Reviewed By: Paul Raven
Label: In The Red
Format: CD

If shiny, super-polished corporate rock music is what you're looking for, turn around and walk away – Demon's Claws are not the band for you. If, however, you like the simplistic bleary good-time vibes of music written and played for the sheer drunken abandon of it, grab a beer and stick around.

'Satan's Little Pet Pig' is a half-hour slice of beer-stained Canadian hill-billy garage rock that flicks the bird at such tired niceties as virtuosity and slick production. Frequently sounding as if it's been recorded in the seedy little bar venues that are the natural home of this style, it's a tongue-in-cheek trip back in time to an era when four drunk dudes could grab cheap instruments and clatter out a set of songs that get an audience stomping in time by sheer dint of energy alone.
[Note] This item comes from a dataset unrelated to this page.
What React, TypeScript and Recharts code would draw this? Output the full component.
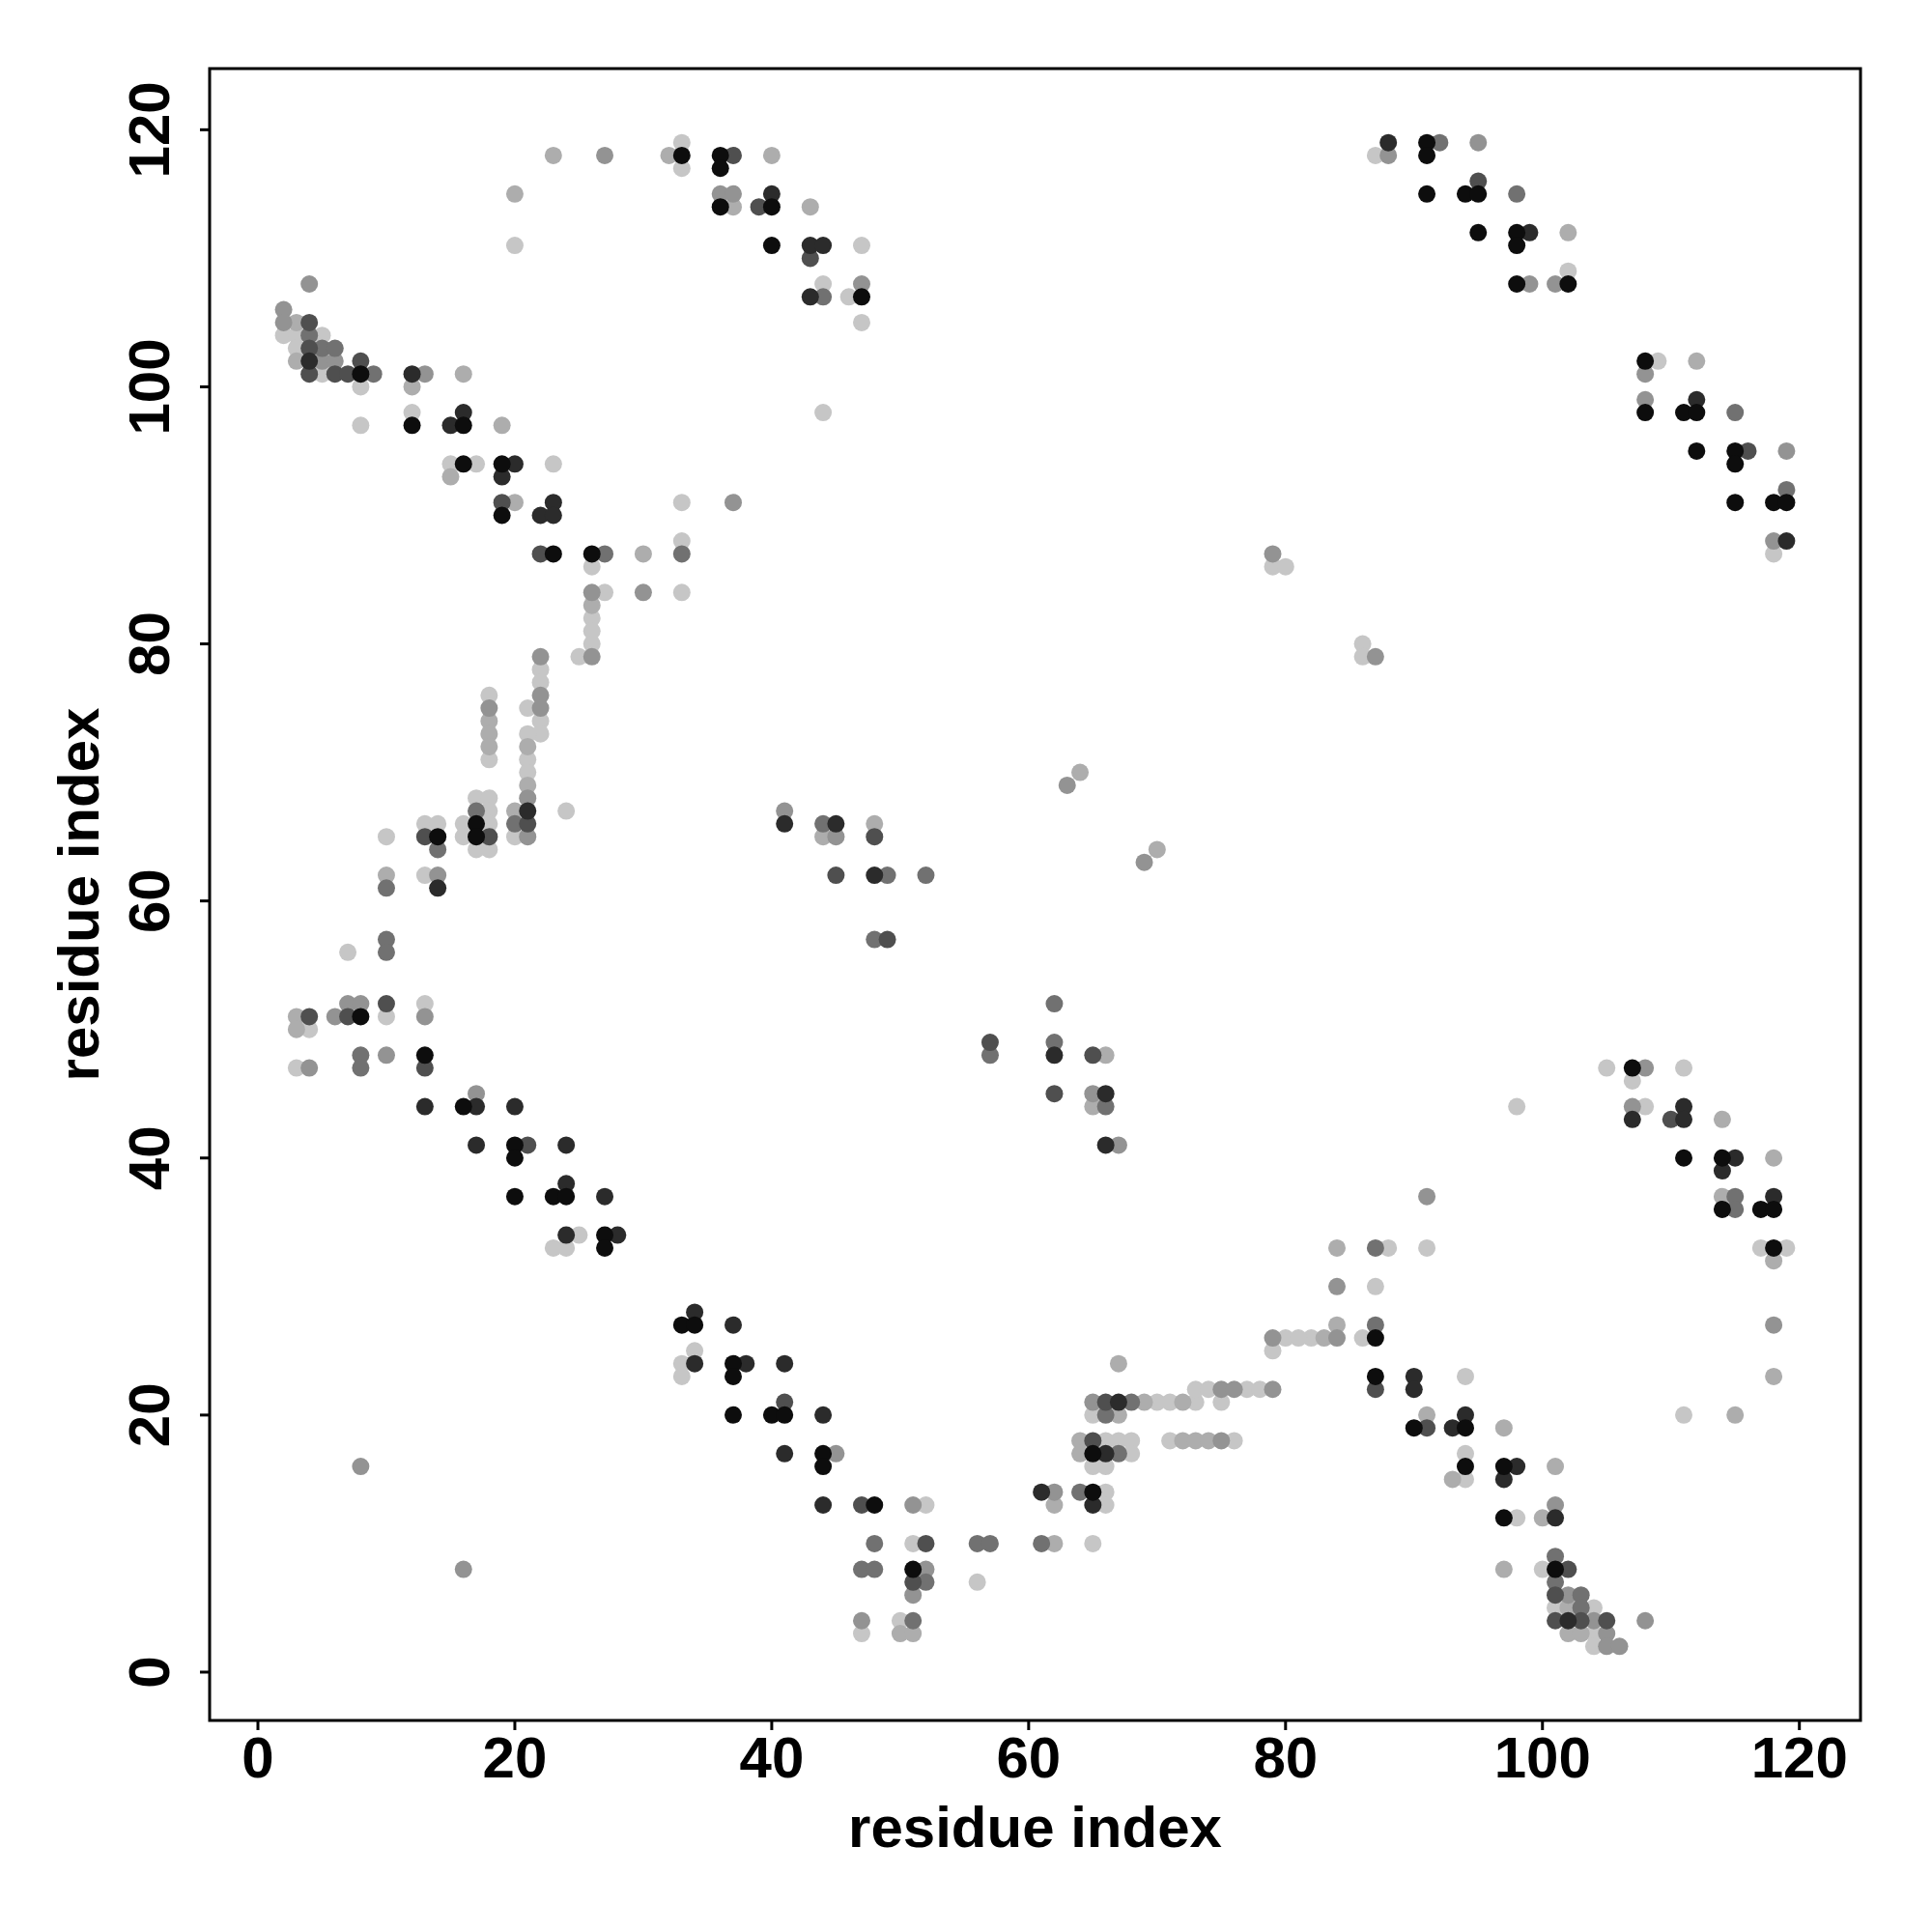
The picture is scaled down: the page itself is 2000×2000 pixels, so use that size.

To be honest, it's hard to tell whether Demon's Claws are paying homage to their musical roots or engaging in some postmodern pastiche. One thing is for sure – to ask questions is to miss the point entirely. There's a spark here that more serious music lacks – the shrieking red-neck vocals, rat-a-tat drums and three chord guitar hooks aren't trying to change the world so much as they are attempting to shut it out for a little while. This is music for the sake of music itself, a resurrected memory of the 60's when performance still meant more than polish and a record was simply that – a recording, an attempt at capturing the sound of a band in full flow.

Imagine Demon's Claws crawling from city to city, sleeping in their clothes, playing gigs each night in an endless string of backstreet bars, the audiences and venues blurring into a seamless film reel of shows and hangovers. If that image raises a grin, then so will this album.